— Begin —

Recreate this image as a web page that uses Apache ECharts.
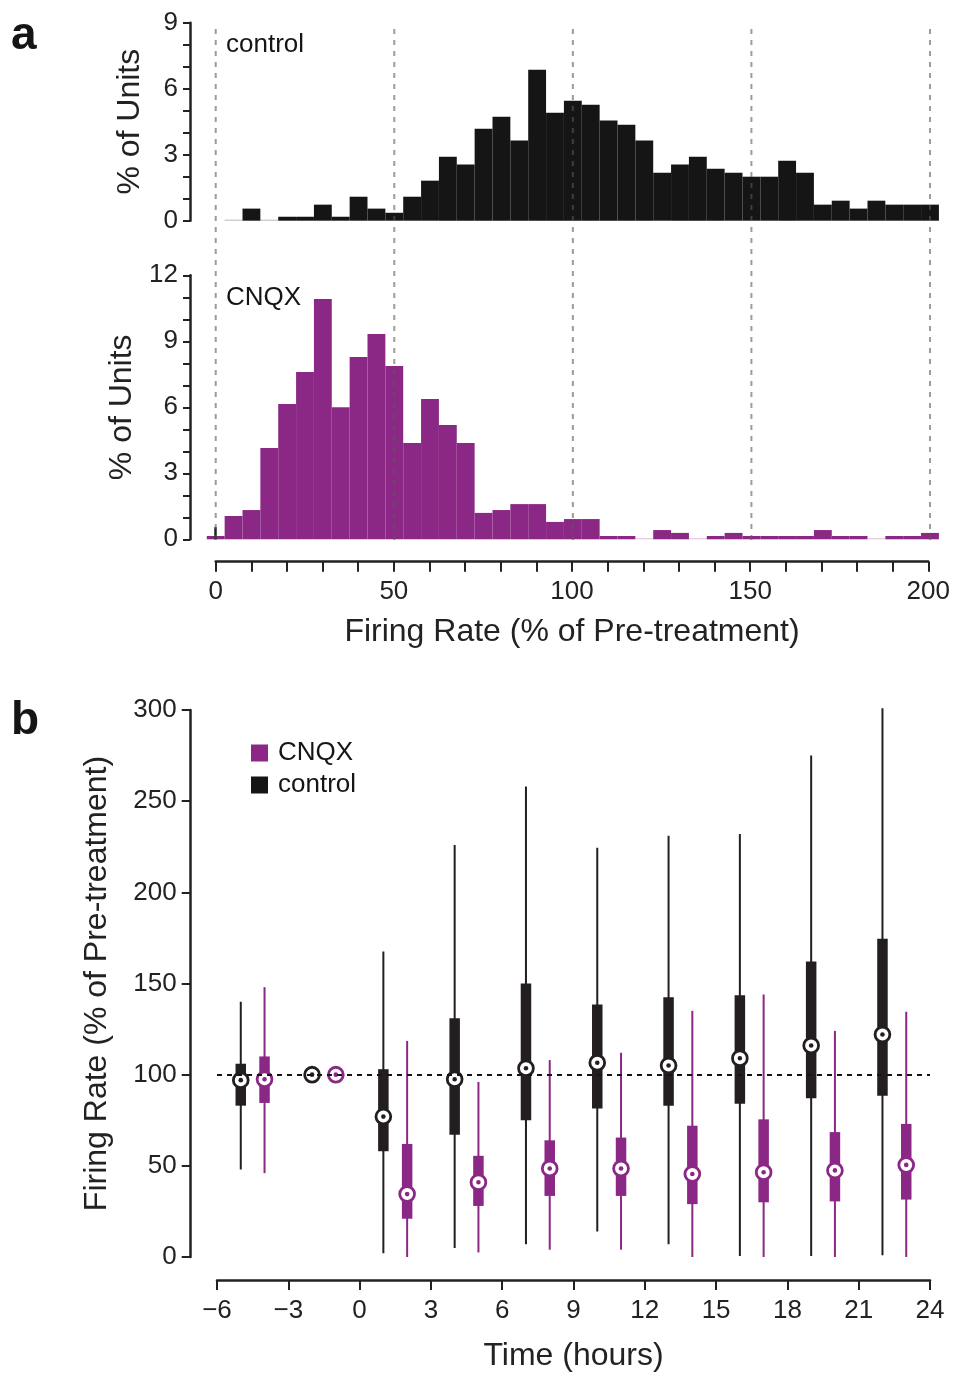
<!DOCTYPE html>
<html>
<head>
<meta charset="utf-8">
<script src="https://cdn.jsdelivr.net/npm/echarts@6/dist/echarts.min.js"></script>
<style>
  html, body { margin: 0; padding: 0; background: #fff; }
  #chart { width: 953px; height: 1373px; }
</style>
</head>
<body>
<div id="chart"></div>
<script>
// ---------- Panel a: histogram data (% of units per 5%-wide bin) ----------
const binCenters = [0, 5, 10, 15, 20, 25, 30, 35, 40, 45, 50, 55, 60, 65, 70, 75, 80, 85, 90, 95,
  100, 105, 110, 115, 120, 125, 130, 135, 140, 145, 150, 155, 160, 165, 170, 175, 180, 185, 190, 195, 200];
const binWidth = 5;
const controlPct = [null, 0, 0.55, 0, 0.18, 0.18, 0.73, 0.18, 1.09, 0.55, 0.36, 1.09, 1.82, 2.91, 2.55, 4.18,
  4.73, 3.64, 6.86, 4.91, 5.45, 5.27, 4.55, 4.36, 3.64, 2.18, 2.55, 2.91, 2.36, 2.18, 2.0, 2.0, 2.73, 2.18,
  0.73, 0.91, 0.55, 0.91, 0.73, 0.73, 0.73];
const cnqxPct = [0.15, 1.06, 1.33, 4.15, 6.15, 7.6, 10.92, 6.0, 8.29, 9.33, 7.88, 4.38, 6.38, 5.2, 4.38, 1.2,
  1.33, 1.6, 1.6, 0.79, 0.92, 0.92, 0.15, 0.15, 0, 0.42, 0.29, 0, 0.15, 0.29, 0.15, 0.15, 0.15, 0.15,
  0.42, 0.15, 0.15, 0, 0.15, 0.15, 0.29];
const refLinesA = [0, 50, 100, 150, 200];

// ---------- Panel b: box-plot data (firing rate, % of pre-treatment) ----------
const ctrlTime = [-5, -2, 1, 4, 7, 10, 13, 16, 19, 22];
const ctrlMin  = [48, null, 2, 5, 7, 14, 7, 0.5, 0.5, 1];
const ctrlQ1   = [83, null, 58, 67, 75, 81.5, 83, 84, 87, 88.5];
const ctrlMed  = [97, 100, 77, 97.5, 103.5, 106.5, 105, 109, 116, 122];
const ctrlQ3   = [106, null, 103, 131, 150, 138.5, 142.5, 143.5, 162, 174.5];
const ctrlMax  = [140, null, 167.5, 226, 258, 224.5, 231, 232, 275, 301];

const cnqxTime = [-4, -1, 2, 5, 8, 11, 14, 17, 20, 23];
const cnqxMin  = [46, null, 0, 2.5, 4, 4, 0, 0, 0, 0];
const cnqxQ1   = [84.5, null, 21, 28, 33.5, 33.5, 29, 30, 30.5, 31.5];
const cnqxMed  = [97.5, 100, 34.5, 41, 48.5, 48.5, 45.5, 46.5, 47.5, 50.5];
const cnqxQ3   = [110, null, 62, 55.5, 64, 65.5, 72, 75.5, 68.5, 73];
const cnqxMax  = [148, null, 118.5, 96, 108, 112, 135, 144, 124, 134.5];
const refLevelB = 100;

// ---------- styles ----------
const BLACK = '#151515';
const BOXBLACK = '#231f20';
const PURPLE = '#8b2886';
const AXIS = '#222';
const FONT = "'Liberation Sans', Arial, Helvetica, sans-serif";

function histItem(color) {
  return function (params, api) {
    const x = api.value(0), v = api.value(1);
    if (isNaN(v)) return null;
    const p0 = api.coord([x - binWidth / 2, v]);
    const p1 = api.coord([x + binWidth / 2, 0]);
    if (v === 0) {
      return { type: 'rect', shape: { x: p0[0], y: p1[1] - 1, width: p1[0] - p0[0], height: 1 },
        style: { fill: color, opacity: 0.3 } };
    }
    return { type: 'rect', shape: { x: p0[0], y: p0[1], width: p1[0] - p0[0], height: p1[1] - p0[1] },
      style: { fill: color } };
  };
}

function boxItem(color, boxColor) {
  return function (params, api) {
    const t = api.value(0), mn = api.value(1), q1 = api.value(2), md = api.value(3), q3 = api.value(4), mx = api.value(5);
    const children = [];
    if (!isNaN(mn) && !isNaN(mx)) {
      const a = api.coord([t, mn]), b = api.coord([t, mx]);
      children.push({ type: 'line', shape: { x1: a[0], y1: a[1], x2: b[0], y2: b[1] },
        style: { stroke: color, lineWidth: 2 } });
    }
    if (!isNaN(q1) && !isNaN(q3)) {
      const a = api.coord([t, q3]), b = api.coord([t, q1]);
      const w = 10.5;
      children.push({ type: 'rect', shape: { x: a[0] - w / 2, y: a[1], width: w, height: b[1] - a[1] },
        style: { fill: boxColor } });
    }
    const c = api.coord([t, md]);
    children.push({ type: 'circle', shape: { cx: c[0], cy: c[1], r: 7.4 },
      style: { fill: '#fff', stroke: color, lineWidth: 2.8 } });
    children.push({ type: 'circle', shape: { cx: c[0], cy: c[1], r: 2.3 }, style: { fill: color } });
    return { type: 'group', children };
  };
}

const chart = echarts.init(document.getElementById('chart'), null, { renderer: 'canvas' });

const axisLineStyle = { color: AXIS, width: 2.5 };
const tickStyle = { color: AXIS, width: 2 };
const labelStyle = { color: AXIS, fontSize: 26, fontFamily: FONT };
const nameStyle = { color: AXIS, fontSize: 32, fontFamily: FONT };

const option = {
  animation: false,
  backgroundColor: '#fff',
  textStyle: { fontFamily: FONT },
  title: [
    { text: 'a', left: 11, top: 13, padding: 0, textStyle: { fontSize: 46, fontWeight: 'bold', color: BLACK, fontFamily: FONT } },
    { text: 'b', left: 11, top: 698, padding: 0, textStyle: { fontSize: 46, fontWeight: 'bold', color: BLACK, fontFamily: FONT } },
    { text: 'control', left: 226, top: 32, padding: 0, textStyle: { fontSize: 26, fontWeight: 'normal', color: BLACK, fontFamily: FONT } },
    { text: 'CNQX', left: 226, top: 285, padding: 0, textStyle: { fontSize: 26, fontWeight: 'normal', color: BLACK, fontFamily: FONT } }
  ],
  legend: {
    data: ['CNQX', 'control'],
    orient: 'vertical',
    left: 251, top: 740,
    icon: 'rect',
    itemWidth: 17, itemHeight: 17, itemGap: 6,
    padding: 0,
    selectedMode: false,
    textStyle: { fontSize: 26, color: BLACK, fontFamily: FONT, lineHeight: 26, padding: [0, 0, 0, 5] }
  },
  grid: [
    { left: 190, top: 22.7, width: 750.7, height: 198 },
    { left: 190, top: 275.3, width: 750.7, height: 264 },
    { left: 215.7, top: 559.7, width: 714.3, height: 2 },
    { left: 190, top: 25, width: 750.7, height: 515 },
    { left: 217, top: 710, width: 713, height: 551.5 }
  ],
  xAxis: [
    { gridIndex: 0, type: 'value', min: -7.2, max: 203, show: false },
    { gridIndex: 1, type: 'value', min: -7.2, max: 203, show: false },
    { gridIndex: 2, type: 'value', min: 0, max: 200, interval: 10,
      axisLine: { show: true, onZero: false, lineStyle: axisLineStyle },
      axisTick: { show: true, length: 10, lineStyle: tickStyle },
      axisLabel: { ...labelStyle, margin: 17, formatter: v => (v % 50 === 0 ? String(v) : '') },
      splitLine: { show: false },
      name: 'Firing Rate (% of Pre-treatment)', nameLocation: 'middle', nameGap: 54, nameTextStyle: nameStyle },
    { gridIndex: 3, type: 'value', min: -7.2, max: 203, show: false },
    { gridIndex: 4, type: 'value', min: -6, max: 24, interval: 3, offset: 23,
      axisLine: { show: true, onZero: false, lineStyle: axisLineStyle },
      axisTick: { show: true, length: 10, lineStyle: tickStyle },
      axisLabel: { ...labelStyle, margin: 18, formatter: v => (v < 0 ? '\u2212' + Math.abs(v) : String(v)) },
      splitLine: { show: false },
      name: 'Time (hours)', nameLocation: 'middle', nameGap: 60, nameTextStyle: nameStyle }
  ],
  yAxis: [
    { gridIndex: 0, type: 'value', min: 0, max: 9, interval: 1,
      axisLine: { show: true, onZero: false, lineStyle: axisLineStyle },
      axisTick: { show: true, length: 7, lineStyle: tickStyle },
      axisLabel: { ...labelStyle, margin: 12, formatter: v => (v % 3 === 0 ? String(v) : '') },
      splitLine: { show: false },
      name: '% of Units', nameLocation: 'middle', nameGap: 44, nameTextStyle: nameStyle },
    { gridIndex: 1, type: 'value', min: 0, max: 12, interval: 1,
      axisLine: { show: true, onZero: false, lineStyle: axisLineStyle },
      axisTick: { show: true, length: 7, lineStyle: tickStyle },
      axisLabel: { ...labelStyle, margin: 12, formatter: v => (v % 3 === 0 ? String(v) : '') },
      splitLine: { show: false },
      name: '% of Units', nameLocation: 'middle', nameGap: 44, nameTextStyle: nameStyle },
    { gridIndex: 2, type: 'value', min: 0, max: 1, show: false },
    { gridIndex: 3, type: 'value', min: 0, max: 1, show: false },
    { gridIndex: 4, type: 'value', min: 0, max: 300, interval: 50, offset: 26.3,
      axisLine: { show: true, onZero: false, lineStyle: axisLineStyle },
      axisTick: { show: true, length: 9, lineStyle: tickStyle },
      axisLabel: { ...labelStyle, margin: 14 },
      splitLine: { show: false },
      name: 'Firing Rate (% of Pre-treatment)', nameLocation: 'middle', nameGap: 78, nameTextStyle: nameStyle }
  ],
  series: [
    { name: 'control histogram', type: 'custom', xAxisIndex: 0, yAxisIndex: 0,
      data: binCenters.map((c, i) => [c, controlPct[i]]), encode: { x: 0, y: 1 },
      renderItem: histItem(BLACK), z: 2 },
    { name: 'CNQX histogram', type: 'custom', xAxisIndex: 1, yAxisIndex: 1,
      data: binCenters.map((c, i) => [c, cnqxPct[i]]), encode: { x: 0, y: 1 },
      renderItem: histItem(PURPLE), z: 2,
      markLine: { silent: true, symbol: 'none', label: { show: false },
        lineStyle: { color: '#222', width: 2.5, type: 'solid' },
        data: [[{ coord: [0, 0] }, { coord: [0, 0.55] }]] } },
    { name: 'reference lines', type: 'custom', xAxisIndex: 3, yAxisIndex: 3,
      data: refLinesA.map(x => [x, 0]), encode: { x: 0, y: 1 }, z: 5,
      renderItem: function (params, api) {
        const x = api.value(0);
        const a = api.coord([x, 0]), b = api.coord([x, 1]);
        return { type: 'line', shape: { x1: a[0], y1: a[1], x2: b[0], y2: b[1] },
          style: { stroke: 'rgba(90,90,90,0.6)', lineWidth: 2, lineDash: [5, 6] } };
      } },
    { name: 'baseline', type: 'line', xAxisIndex: 4, yAxisIndex: 4, data: [], z: 1,
      markLine: { silent: true, symbol: 'none', label: { show: false },
        lineStyle: { color: BLACK, width: 2, type: [5, 5] },
        data: [{ yAxis: refLevelB }] } },
    { name: 'CNQX', type: 'custom', xAxisIndex: 4, yAxisIndex: 4, z: 3,
      itemStyle: { color: PURPLE },
      data: cnqxTime.map((t, i) => [t, cnqxMin[i], cnqxQ1[i], cnqxMed[i], cnqxQ3[i], cnqxMax[i]]),
      encode: { x: 0, y: [1, 2, 3, 4, 5] },
      renderItem: boxItem(PURPLE, PURPLE) },
    { name: 'control', type: 'custom', xAxisIndex: 4, yAxisIndex: 4, z: 3,
      itemStyle: { color: BLACK },
      data: ctrlTime.map((t, i) => [t, ctrlMin[i], ctrlQ1[i], ctrlMed[i], ctrlQ3[i], ctrlMax[i]]),
      encode: { x: 0, y: [1, 2, 3, 4, 5] },
      renderItem: boxItem(BOXBLACK, BOXBLACK) }
  ]
};
chart.setOption(option);
</script>
</body>
</html>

— End —

## Directive
Write out the lines from the start of the material to the line with "232, 275, 301];", inclusive and exactly. Skip the pictures.

## The output
Recreate this image as a web page that uses Apache ECharts.
<!DOCTYPE html>
<html>
<head>
<meta charset="utf-8">
<script src="https://cdn.jsdelivr.net/npm/echarts@6/dist/echarts.min.js"></script>
<style>
  html, body { margin: 0; padding: 0; background: #fff; }
  #chart { width: 953px; height: 1373px; }
</style>
</head>
<body>
<div id="chart"></div>
<script>
// ---------- Panel a: histogram data (% of units per 5%-wide bin) ----------
const binCenters = [0, 5, 10, 15, 20, 25, 30, 35, 40, 45, 50, 55, 60, 65, 70, 75, 80, 85, 90, 95,
  100, 105, 110, 115, 120, 125, 130, 135, 140, 145, 150, 155, 160, 165, 170, 175, 180, 185, 190, 195, 200];
const binWidth = 5;
const controlPct = [null, 0, 0.55, 0, 0.18, 0.18, 0.73, 0.18, 1.09, 0.55, 0.36, 1.09, 1.82, 2.91, 2.55, 4.18,
  4.73, 3.64, 6.86, 4.91, 5.45, 5.27, 4.55, 4.36, 3.64, 2.18, 2.55, 2.91, 2.36, 2.18, 2.0, 2.0, 2.73, 2.18,
  0.73, 0.91, 0.55, 0.91, 0.73, 0.73, 0.73];
const cnqxPct = [0.15, 1.06, 1.33, 4.15, 6.15, 7.6, 10.92, 6.0, 8.29, 9.33, 7.88, 4.38, 6.38, 5.2, 4.38, 1.2,
  1.33, 1.6, 1.6, 0.79, 0.92, 0.92, 0.15, 0.15, 0, 0.42, 0.29, 0, 0.15, 0.29, 0.15, 0.15, 0.15, 0.15,
  0.42, 0.15, 0.15, 0, 0.15, 0.15, 0.29];
const refLinesA = [0, 50, 100, 150, 200];

// ---------- Panel b: box-plot data (firing rate, % of pre-treatment) ----------
const ctrlTime = [-5, -2, 1, 4, 7, 10, 13, 16, 19, 22];
const ctrlMin  = [48, null, 2, 5, 7, 14, 7, 0.5, 0.5, 1];
const ctrlQ1   = [83, null, 58, 67, 75, 81.5, 83, 84, 87, 88.5];
const ctrlMed  = [97, 100, 77, 97.5, 103.5, 106.5, 105, 109, 116, 122];
const ctrlQ3   = [106, null, 103, 131, 150, 138.5, 142.5, 143.5, 162, 174.5];
const ctrlMax  = [140, null, 167.5, 226, 258, 224.5, 231, 232, 275, 301];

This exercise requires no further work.